An agent is tasked with auditing an API for security vulnerabilities in authentication flows. The instruction specifies: "Focus only on authentication and session management. Do not audit performance, code style, or unrelated modules." After twelve iterations, the context window contains extensive tool output from the API scan. The agent begins flagging performance issues and variable-naming inconsistencies, producing a justification that the naming conventions "could introduce confusion that leads to auth errors."

Your task: Name the primary drift entry point from the three defined in this module. Provide one sentence explaining why it is that entry point rather than either of the other two.

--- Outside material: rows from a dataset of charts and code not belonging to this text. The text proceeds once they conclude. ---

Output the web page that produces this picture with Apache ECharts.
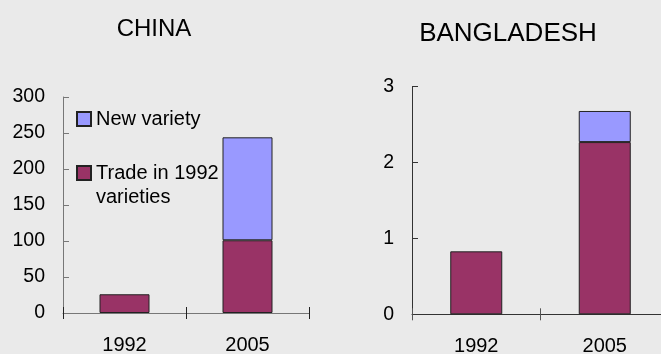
<!DOCTYPE html>
<html>
<head>
<meta charset="utf-8">
<script src="https://cdn.jsdelivr.net/npm/echarts@6/dist/echarts.min.js"></script>
<style>
html,body{margin:0;padding:0;background:#EAEAEA;}
#c{width:661px;height:354px;}
</style>
</head>
<body>
<div id="c"></div>
<script>
var categories = ['1992', '2005'];
var chinaTrade = [26, 101];
var chinaNew = ['-', 143];
var bangTrade = [0.83, 2.27];
var bangNew = ['-', 0.41];
var titles = ['CHINA', 'BANGLADESH'];
var seriesNames = ['Trade in 1992 varieties', 'New variety'];

var FONT = "'Liberation Sans', Arial, sans-serif";
var TRADE = '#993366', NEW = '#9999FF';

function xAxes(gi, lineColor, tickColor) {
  return [
    { type: 'category', gridIndex: gi, data: categories, position: 'bottom',
      axisLine: { show: true, onZero: false, lineStyle: { color: lineColor, width: 1 } },
      axisTick: { show: true, inside: true, length: 6, lineStyle: { color: tickColor, width: 1 } },
      axisLabel: { fontSize: 20, fontFamily: FONT, color: '#000', margin: 22 } },
    { type: 'category', gridIndex: gi, data: categories, position: 'bottom',
      axisLine: { show: true, onZero: false, lineStyle: { color: lineColor, width: 1, opacity: 0 } },
      axisTick: { show: true, inside: false, length: 6, lineStyle: { color: tickColor, width: 1 } },
      axisLabel: { show: false } }
  ];
}
function yAxis(gi, max, interval, lineColor) {
  return { type: 'value', gridIndex: gi, min: 0, max: max, interval: interval,
    axisLine: { show: true, lineStyle: { color: lineColor, width: 1 } },
    axisTick: { show: true, inside: true, length: 6, lineStyle: { color: lineColor, width: 1 } },
    splitLine: { show: false },
    axisLabel: { fontSize: 19.5, fontFamily: FONT, color: '#000', margin: 18 } };
}
function bar(name, data, xi, yi, color, width) {
  return { type: 'bar', name: name, data: data, xAxisIndex: xi, yAxisIndex: yi,
    stack: 's' + yi, barWidth: width, animation: false,
    itemStyle: { color: color, borderColor: '#222', borderWidth: 1 } };
}

var chart = echarts.init(document.getElementById('c'), null, { renderer: 'canvas' });
chart.setOption({
  backgroundColor: '#EAEAEA',
  animation: false,
  title: [
    { text: titles[0], left: 154, top: 17, padding: 0, textAlign: 'center',
      textStyle: { fontSize: 24, fontWeight: 'normal', fontFamily: FONT, color: '#000' } },
    { text: titles[1], left: 508, top: 21, padding: 0, textAlign: 'center',
      textStyle: { fontSize: 26, fontWeight: 'normal', fontFamily: FONT, color: '#000' } }
  ],
  legend: [
    { data: [seriesNames[1]], left: 76, top: 107, padding: 0, orient: 'vertical',
      itemWidth: 14, itemHeight: 14, itemGap: 0, icon: 'rect', selectedMode: false,
      textStyle: { fontSize: 20, fontFamily: FONT, color: '#000', lineHeight: 24 } },
    { data: [seriesNames[0]], left: 76, top: 137, padding: 0, orient: 'vertical',
      itemWidth: 14, itemHeight: 14, itemGap: 0, icon: 'rect', selectedMode: false,
      formatter: function () { return '\nTrade in 1992\nvarieties'; },
      textStyle: { fontSize: 20, fontFamily: FONT, color: '#000', lineHeight: 24 } }
  ],
  grid: [
    { left: 63, top: 97, width: 246, height: 216, containLabel: false, outerBoundsMode: 'none' },
    { left: 412, top: 86.7, width: 257, height: 227.6, containLabel: false, outerBoundsMode: 'none' }
  ],
  xAxis: xAxes(0, '#777', '#222').concat(xAxes(1, '#333', '#555')),
  yAxis: [ yAxis(0, 300, 50, '#777'), yAxis(1, 3, 1, '#333') ],
  series: [
    bar(seriesNames[0], chinaTrade, 0, 0, TRADE, 50),
    bar(seriesNames[1], chinaNew, 0, 0, NEW, 50),
    bar(seriesNames[0], bangTrade, 2, 1, TRADE, 52),
    bar(seriesNames[1], bangNew, 2, 1, NEW, 52)
  ]
});
</script>
</body>
</html>
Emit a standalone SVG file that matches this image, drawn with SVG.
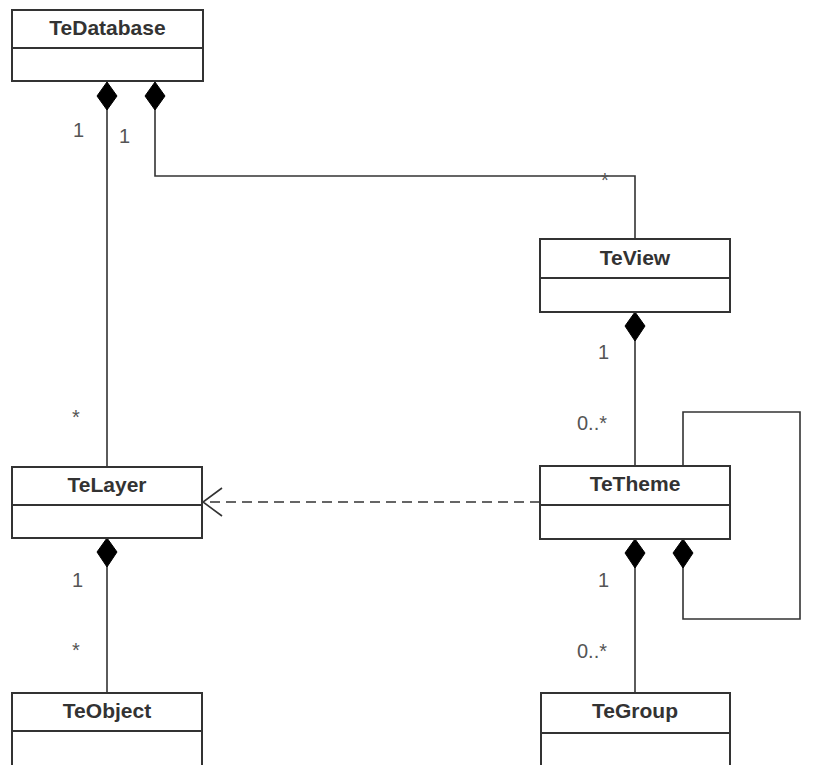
<svg xmlns="http://www.w3.org/2000/svg" width="828" height="765" viewBox="0 0 828 765">
<style>
.box{fill:#fff;stroke:#333;stroke-width:2}
.div{stroke:#333;stroke-width:2}
.t{font-family:"Liberation Sans",Arial,sans-serif;font-weight:bold;font-size:21px;fill:#333;text-anchor:middle}
.l{font-family:"Liberation Sans",Arial,sans-serif;font-size:20px;fill:#555}
.c{fill:none;stroke:#333;stroke-width:1.6}
.d{fill:#000;stroke:#000;stroke-width:1}
</style>
<rect width="828" height="765" fill="#fff"/>
<g id="connectors">
<polyline class="c" points="107,108 107,467"/>
<polyline class="c" points="155,108 155,176 635,176 635,239"/>
<polyline class="c" points="635,340 635,466"/>
<polyline class="c" points="683,466 683,412 800,412 800,619 683,619 683,566"/>
<polyline class="c" points="635,566 635,693"/>
<polyline class="c" points="107,566 107,693"/>
<line class="c" x1="540" y1="502" x2="204" y2="502" stroke-dasharray="10,6"/>
<polyline class="c" points="222,488 203,502 222,516"/>
<polygon class="d" points="107,82 117,96 107,110 97,96"/>
<polygon class="d" points="155,82 165,96 155,110 145,96"/>
<polygon class="d" points="635,312 645,326 635,341 625,326"/>
<polygon class="d" points="635,539 645,553 635,568 625,553"/>
<polygon class="d" points="683,539 693,553 683,568 673,553"/>
<polygon class="d" points="107,538 117,552 107,567 97,552"/>
<text class="l" x="73" y="137">1</text>
<text class="l" x="119" y="143">1</text>
<text class="l" x="601" y="187">*</text>
<text class="l" x="72" y="424">*</text>
<text class="l" x="598" y="359">1</text>
<text class="l" x="577" y="430">0..*</text>
<text class="l" x="598" y="587">1</text>
<text class="l" x="577" y="658">0..*</text>
<text class="l" x="72" y="587">1</text>
<text class="l" x="72" y="657">*</text>
</g>
<g id="TeDatabase">
<rect class="box" x="12" y="10" width="191" height="71"/>
<line class="div" x1="12" y1="48" x2="203" y2="48"/>
<text class="t" x="107.5" y="35">TeDatabase</text>
</g>
<g id="TeView">
<rect class="box" x="540" y="239" width="190" height="73"/>
<line class="div" x1="540" y1="278" x2="730" y2="278"/>
<text class="t" x="635" y="265">TeView</text>
</g>
<g id="TeTheme">
<rect class="box" x="540" y="466" width="190" height="73"/>
<line class="div" x1="540" y1="505" x2="730" y2="505"/>
<text class="t" x="635" y="491">TeTheme</text>
</g>
<g id="TeLayer">
<rect class="box" x="12" y="467" width="190" height="71"/>
<line class="div" x1="12" y1="505" x2="202" y2="505"/>
<text class="t" x="107" y="492">TeLayer</text>
</g>
<g id="TeObject">
<rect class="box" x="12" y="693" width="190" height="80"/>
<line class="div" x1="12" y1="731" x2="202" y2="731"/>
<text class="t" x="107" y="718">TeObject</text>
</g>
<g id="TeGroup">
<rect class="box" x="541" y="693" width="189" height="80"/>
<line class="div" x1="541" y1="733" x2="730" y2="733"/>
<text class="t" x="635" y="718">TeGroup</text>
</g>
</svg>
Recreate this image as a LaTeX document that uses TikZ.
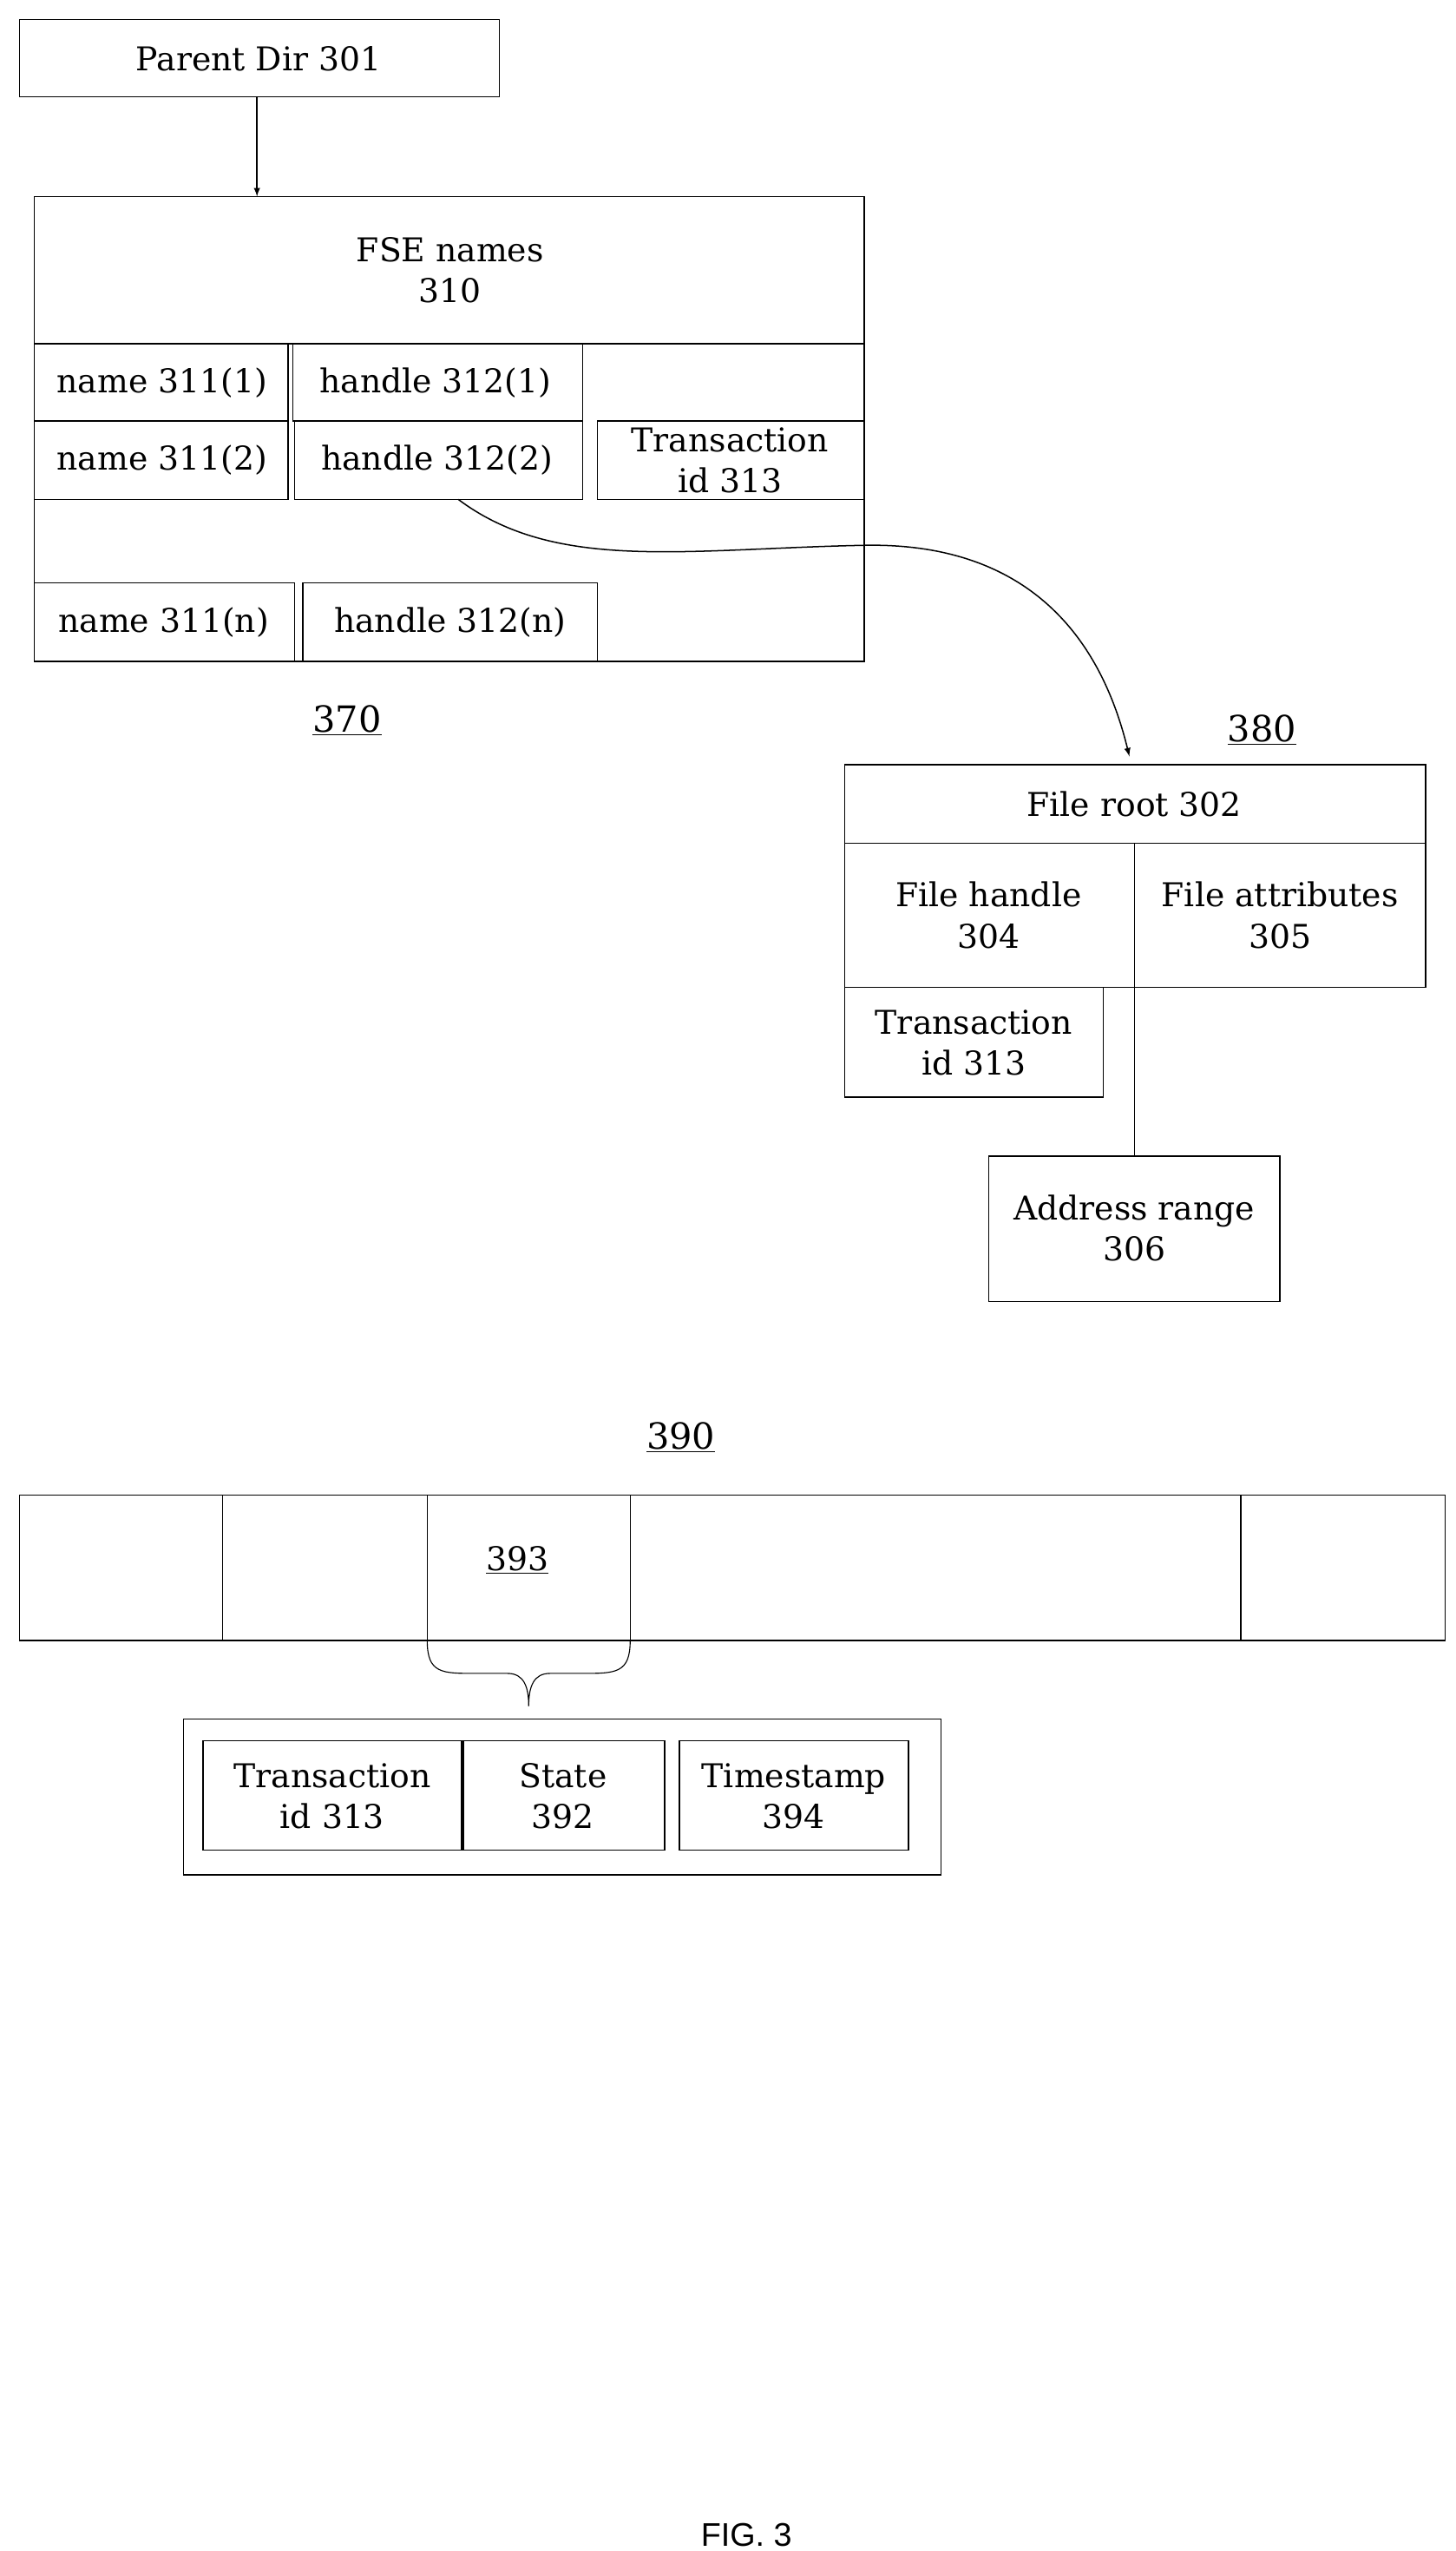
\documentclass[tikz,border=0pt]{standalone}
\usepackage{fontspec}
\setmainfont{DejaVu Serif}
\usetikzlibrary{decorations.pathreplacing}
\begin{document}
\begin{tikzpicture}[x=1pt,y=-1pt,
  bx/.style={draw,line width=0.8pt},
  t/.style={font=\fontsize{20}{25}\selectfont,align=center,inner sep=0pt},
  lbl/.style={font=\fontsize{22}{26}\selectfont,inner sep=0pt}]
\useasboundingbox (0,0) rectangle (889,1558);
% parent
\draw[bx] (12,12) rectangle (305,59);
\node[t] (pd) at (158,36) {Parent Dir 301};
\coordinate (pdb) at (157,59);
\coordinate (bigt) at (157,120);
\draw[-latex,line width=0.8pt] (pdb) -- (bigt);
% big box
\draw[bx] (21,120) rectangle (528,404);
\draw[bx] (21,210) -- (528,210);
\node[t] (fse) at (275,165) {FSE names\\310};
\draw[bx] (21,210) rectangle (176,257); \node[t] at (99,234) {name 311(1)};
\draw[bx] (179,210) rectangle (356,257); \node[t] at (266,234) {handle 312(1)};
\draw[bx] (21,257) rectangle (176,305); \node[t] at (99,281) {name 311(2)};
\draw[bx] (180,257) rectangle (356,305); \node[t] (h2) at (267,281) {handle 312(2)};
\draw[bx] (365,257) rectangle (528,305); \node[t] at (446,281) {Transaction\\id 313};
\draw[bx] (21,356) rectangle (180,404); \node[t] at (100,380) {name 311(n)};
\draw[bx] (185,356) rectangle (365,404); \node[t] at (275,380) {handle 312(n)};
\node[lbl] at (212,440) {\underline{370}};
% 380
\node[lbl] at (771,446) {\underline{380}};
\draw[bx] (516,467) rectangle (871,515); \node[t] (fr) at (693,491) {File root 302};
\draw[bx] (516,515) rectangle (693,603); \node[t] at (604,559) {File handle\\304};
\draw[bx] (693,515) rectangle (871,603); \node[t] at (782,559) {File attributes\\305};
\draw[bx] (516,603) rectangle (674,670); \node[t] at (595,637) {Transaction\\id 313};
\draw[bx] (604,706) rectangle (782,795); \node[t] (ar) at (693,750) {Address range\\306};
\draw[bx] (693,603) -- (693,706);
\coordinate (cs) at (280,305);
\coordinate (ce) at (690,462);
\draw[-latex,line width=0.8pt] (cs) .. controls (340,350) and (420,335) .. (530,333) .. controls (620,332) and (670,380) .. (ce);
% 390
\node[lbl] at (416,878) {\underline{390}};
\draw[bx] (12,913) rectangle (883,1002);
\foreach \x in {136,261,385,758} \draw[bx] (\x,913) -- (\x,1002);
\node[t] at (316,953) {\underline{393}};
\draw[line width=0.6pt] (261,1002) .. controls (261,1022) and (270,1022) .. (290,1022) -- (310,1022) .. controls (320,1022) and (323,1030) .. (323,1042) .. controls (323,1030) and (326,1022) .. (336,1022) -- (356,1022) .. controls (376,1022) and (385,1022) .. (385,1002);
\draw[bx] (112,1050) rectangle (575,1145);
\draw[bx] (124,1063) rectangle (282,1130); \node[t] at (203,1097) {Transaction\\id 313};
\draw[bx] (283,1063) rectangle (406,1130); \node[t] at (344,1097) {State\\392};
\draw[bx] (415,1063) rectangle (555,1130); \node[t] at (485,1097) {Timestamp\\394};
\node[font=\fontsize{20}{24}\selectfont\fontspec{Liberation Sans}] at (456,1548) {FIG. 3};
\end{tikzpicture}
\end{document}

Grading criteria: Response names "anchor erosion" and explains that the original scope constraint is present in the context but no longer operatively driving behaviour because recent tool output has diluted its positional influence. Any response that names scope inflation or output-format drift as primary, without acknowledging anchor erosion, does not pass.


P-01-2: Strategy selection (Deterministic)

You are deploying an agent to produce a structured weekly report. The output format is fixed: a JSON object with four required fields (week, summary, blockers, next_actions). The task runs in a loop, once per week, for twelve weeks. Early runs will be clean; later runs will accumulate substantial context from prior weeks.

Your task: Select the single most appropriate checkpoint strategy from the four defined in this module. State the strategy name and write one sentence justifying the choice in terms of the task structure.

Grading criteria: Response names "output-shape contracts" and justifies it by referencing the fixed output format and the risk of format contagion across iterations. Responses naming other strategies without explicitly addressing the known-format characteristic do not pass.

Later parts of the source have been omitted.